Os indivíduos foram selecionados com base em critérios utilizados na soltura realizada na Serra da Aratanha, em 2022, o que inclui:

  • Pertencerem a grupos familiares de vida livre, garantindo coesão social e melhor adaptação ao ambiente;
  • Estarem habituados ao uso de caixas-ninho para dormir, facilitando o manejo;
  • Já terem sido previamente treinados para utilizar comedouros, o que contribui para o processo de aclimatação e soltura gradual.

“Esses processos são essenciais para garantir a sobrevivência dos animais no habitat natural e minimizar riscos, como predadores e doenças”, explica.

As aves passaram cinco meses em recintos de aclimatação dentro da reserva, um período essencial para que se familiarizassem com o ambiente, criassem identificação com o local e fortalecessem os laços do grupo familiar. Esse preparo aumenta as chances de permanência na área e a sobrevivência após a soltura.

“Esse tempo é crucial para o primeiro grupo, pois ajuda a consolidar a área como habitat. Para futuras solturas, o tempo de aclimatação será reduzido, já que os próximos bandos terão a referência do grupo pioneiro”, reforça Fábio.

Outros três periquitos, apreendidos pelo IBAMA e acolhidos no Parque Arvorar, serão translocados para a reserva, onde passarão por um período de aclimatação antes de serem soltos definitivamente.

Serra das Almas: refúgio para a biodiversidade

Os periquitos-cara-suja foram soltos na Reserva Natural Serra das Almas (RNSA), uma das áreas de maior relevância para a conservação ambiental no Ceará.

Localizada entre os municípios de Crateús (CE) e Buriti dos Montes (PI), a reserva possui 6.285 hectares de vegetação preservada e é reconhecida pela UNESCO como o primeiro Posto Avançado da Biosfera no estado.

Segundo Kelly Cristina, coordenadora de comunicação da Associação Caatinga, a reintrodução dos periquitos-cara-suja na natureza só foi possível graças ao trabalho junto às 40 comunidades locais, que formaram um cinturão de proteção ao redor da reserva.

“Para receber os periquitos, a Serra das Almas passou por adaptações, como a construção de um viveiro de aclimatação de 6m x 8m, onde os animais foram preparados para a soltura. Além disso, a equipe de guarda-parques foi capacitada pelos técnicos do Projeto Cara Suja para realizar o cuidado e o monitoramento das aves transferidas”.
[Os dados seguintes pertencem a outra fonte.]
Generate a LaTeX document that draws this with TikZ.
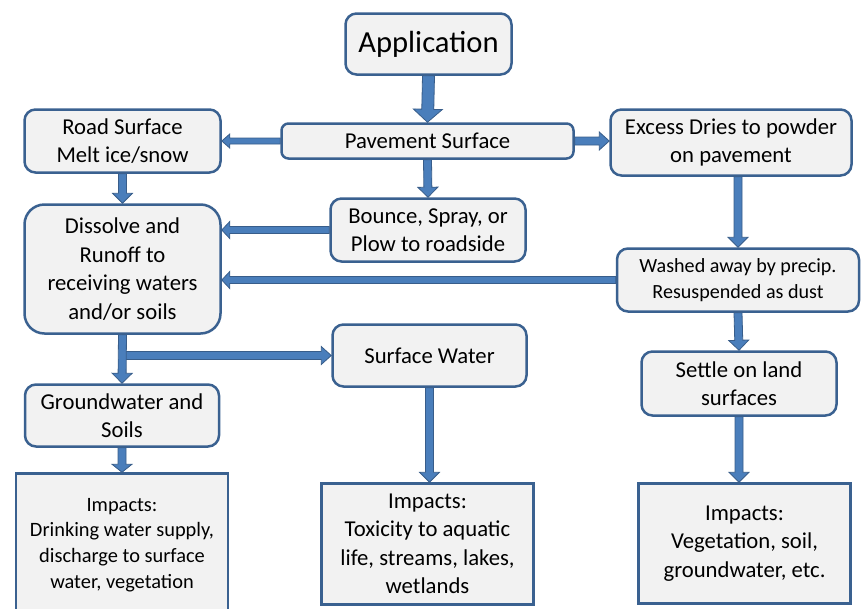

Além de abrigar espécies ameaçadas de extinção, como o próprio periquito-cara-suja, a Serra das Almas desempenha um papel crucial na manutenção de serviços ecossistêmicos, como a proteção de nascentes e a preservação do bioma Caatinga.

Arvorar: ciência e educação para a conservação

O parque temático Arvorar, inaugurado no último dia 6, tem como principal foco a educação e a conservação ambiental. Além de abrigar projetos como o Refaunar Arvorar, o espaço promove atividades voltadas para o engajamento comunitário e a conscientização sobre a importância da fauna e flora locais.

“Nosso objetivo é que o visitante venha até o parque e seja impactado de alguma forma, queremos que ele conheça mais sobre a nossa biodiversidade para que ele possa ajudar a conservá-la. Por isso nos preocupamos em proporcionar uma experiência imersiva de conexão com a natureza”, destaca Leanne Peixoto, gerente do Parque Arvorar.

Com a soltura dos periquitos-cara-suja, o projeto reforça sua missão de resgatar espécies ameaçadas e contribuir para a recuperação do equilíbrio ecológico da Caatinga. A iniciativa promete inspirar novas ações de conservação no Brasil e no mundo.